Philips Electronics said that its net profit declined by 24% over the second three months of the year due to unfavorable exchange rates. A voluntary suspension of output at its health care factory located in Cleveland is also considered as one of the reasons why the companys net profit collapsed during the second financial quarter. According to the companys statement, its earnings are expected to improve during the second six months of the fiscal year due to reduced expenses and higher sales, especially at its health-care unit.

Philips Electronics revealed in its statement that its group net income declined by 24% to 242 million euros (328 million dollars). This result beat the analysts expectations of 160 million euros due to lower taxes but trailed last years performance of 317 million euros.

The company has been reducing its expenses and divesting assets, turning its attention toward several higher-margin activities. Philips has also shared its intentions to spin off its lighting components unit, as well as to put its health care unit, which is currently its largest business, under the direct control of Chief Executive Officer Mr. Frans Van Houten.

As reported by the Wall Street Journal, Mr. Van Houten commented on the companys performance, saying: “In the second quarter we continued to face headwinds, including ongoing softness in certain markets, unfavorable currency exchange rates and the voluntary suspension of production at our health care facility in Cleveland.”

“We are taking decisive action to accelerate value creation, improve performance and capitalize on higher growth opportunities in our businesses,” Mr. Van Houten said for Bloomberg.

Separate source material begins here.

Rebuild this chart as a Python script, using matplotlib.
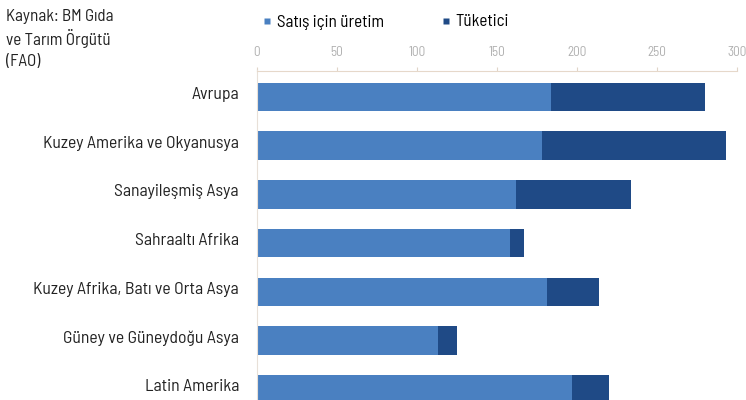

Philips Electronics lost 1.23% to trade at 22.98 euros per share in Amsterdam at 11:47 GMT, marking a one year change of -1.84%. The company is valued at 22.26 billion euros. According to the Financial Times, the 25 analysts offering 12-month price targets for Philips Electronics have a median target of 26.00 euros, with a high estimate of 32.00 euros and a low estimate of 23.00 euros. The median estimate represents a 11.76% increase from the last price of 23.27 euros.